Opinión

Manderley

En una ciudad de ensueño, tras perder a su esposa en un trágico accidente, encontramos a Maxim de Winter, un aristócrata inglés, quien por azahares del destino conoce a una joven humilde, sin rancio abolengo. A pesar de ello deciden darse una oportunidad. Tras vivir unos momentos ideales y casarse, viajan para vivir en Inglaterra, en este nuevo escenario la nueva señora Winter descubrirá que todo en aquel lugar está impregnado por los recuerdos de la primera esposa del noble, en tal tesitura intentará no perder la ilusión de vivir al lado de su ser amado.
Este párrafo resume, a grandes rasgos, la trama de la película de 1940, dirigida por Alfred Hitchcock, «Rebecca».
¿Cómo hacerle frente a un fantasma, a un ente abstracto que no se puede tocar, pero que parece estar en todas partes, a alguien con quien no se puede competir, ni se le puede hacer frente, pues a su alrededor giraban todos los que la rodeaban?
Una pregunta cuya respuesta se irá desgranando conforme se desarrolla la historia, en donde la segunda esposa, encarnada por Joan Fontaine, representa a ese ser con dudas, mermada por la ampulosidad de la mansión en la que vive, que no sabe qué pasos dar a causa de la sombra alargada de su predecesora, su empequeñecimiento llega a tal nivel que no tiene un nombre, sólo se la conoce por estar casada con Winter. En este sentido, debido a su ingenuidad, intenta que todo se mantenga tal cual lo dejó su predecesora, Rebecca, esperanzada en que su figura no termine cerrándole las puertas de aquel mundo aristócrata al que accedió.
Esta puesta en escena destaca por los distintos planos de cámara, por la forma en la que nos muestra el mundo de un ser perfecto, sin máculas, ya que todo parece diseñado para mantener su recuerdo, para fortalecer un mundo hecho a su medida.
Asimismo, otro apartado destacable es el modo en el que va generando su trama un ambiente enrarecido, soltando indicios sutiles que devendrán en una tensión constante, que llenará su atmósfera de intrigas que mantendrán interesado al espectador, siendo atrapados por el manejo magistral que hace el director de la ambientación de las diferentes localizaciones, pues se encarga de armar un paisaje lleno de claroscuros que poco a poco nos guiarán hacia un desenlace diferente que satisface nuestras cuitas por los detalles que transcienden lo temporal, a la altura de su propuesta, por lo inesperado.

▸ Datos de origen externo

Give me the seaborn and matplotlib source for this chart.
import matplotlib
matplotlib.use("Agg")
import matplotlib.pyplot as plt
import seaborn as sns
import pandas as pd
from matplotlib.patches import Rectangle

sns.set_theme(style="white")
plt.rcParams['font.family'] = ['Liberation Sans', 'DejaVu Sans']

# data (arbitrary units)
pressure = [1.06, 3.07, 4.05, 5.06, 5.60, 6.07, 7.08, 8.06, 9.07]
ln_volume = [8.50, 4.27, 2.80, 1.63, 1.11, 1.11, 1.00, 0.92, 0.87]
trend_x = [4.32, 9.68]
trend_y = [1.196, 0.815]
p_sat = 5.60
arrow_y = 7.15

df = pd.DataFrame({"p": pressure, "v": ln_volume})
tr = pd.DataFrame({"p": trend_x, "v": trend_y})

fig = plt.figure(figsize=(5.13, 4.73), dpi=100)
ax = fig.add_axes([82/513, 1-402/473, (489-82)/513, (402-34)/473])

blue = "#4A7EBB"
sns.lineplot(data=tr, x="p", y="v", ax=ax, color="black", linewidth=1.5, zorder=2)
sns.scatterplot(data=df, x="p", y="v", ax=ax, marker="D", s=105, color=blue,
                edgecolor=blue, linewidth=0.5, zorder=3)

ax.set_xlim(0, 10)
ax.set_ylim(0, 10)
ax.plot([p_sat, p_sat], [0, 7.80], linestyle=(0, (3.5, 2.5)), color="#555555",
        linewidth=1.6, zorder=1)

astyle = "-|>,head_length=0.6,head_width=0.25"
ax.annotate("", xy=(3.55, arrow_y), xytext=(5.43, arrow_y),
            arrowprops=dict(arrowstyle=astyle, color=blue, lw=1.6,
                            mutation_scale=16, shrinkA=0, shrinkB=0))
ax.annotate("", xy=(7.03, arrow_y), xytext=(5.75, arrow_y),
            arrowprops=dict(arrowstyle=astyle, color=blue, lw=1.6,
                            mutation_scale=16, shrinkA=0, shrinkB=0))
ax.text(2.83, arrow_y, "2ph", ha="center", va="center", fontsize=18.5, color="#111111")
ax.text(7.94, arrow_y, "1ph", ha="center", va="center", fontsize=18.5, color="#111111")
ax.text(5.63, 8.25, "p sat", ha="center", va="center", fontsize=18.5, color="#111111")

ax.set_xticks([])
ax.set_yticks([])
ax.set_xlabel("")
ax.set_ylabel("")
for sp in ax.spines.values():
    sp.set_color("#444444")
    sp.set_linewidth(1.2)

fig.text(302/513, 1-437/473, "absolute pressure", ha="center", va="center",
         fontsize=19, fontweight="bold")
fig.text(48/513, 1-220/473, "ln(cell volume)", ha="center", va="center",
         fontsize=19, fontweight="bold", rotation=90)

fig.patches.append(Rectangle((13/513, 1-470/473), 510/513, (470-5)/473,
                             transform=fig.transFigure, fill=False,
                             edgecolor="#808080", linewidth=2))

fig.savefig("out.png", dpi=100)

Ver una obra de Hitchcock es embarcarse en un viaje extraordinario, su ficción a menudo nos embauca, pues nos hace mirar en una dirección cuando, en realidad, lo que nos llevará al fin de la travesía va en otro sentido. Sus giros son de los más sustanciales, satisfactorios, pues una vez concluida la obra, nos hace entender la calidad de esta, en donde se mezclan obsesiones, celos, así como resentimientos, manteniendo un nivel acorde a lo que se está narrando sin perder de vista el leitmotiv de lo que se despliega en pantalla. Sin duda, estamos delante de una producción remarcable, en donde las apariencias lo cubren todo y lo real es simplemente el pretexto para intentar dilucidar la oscuridad de un sendero aciago.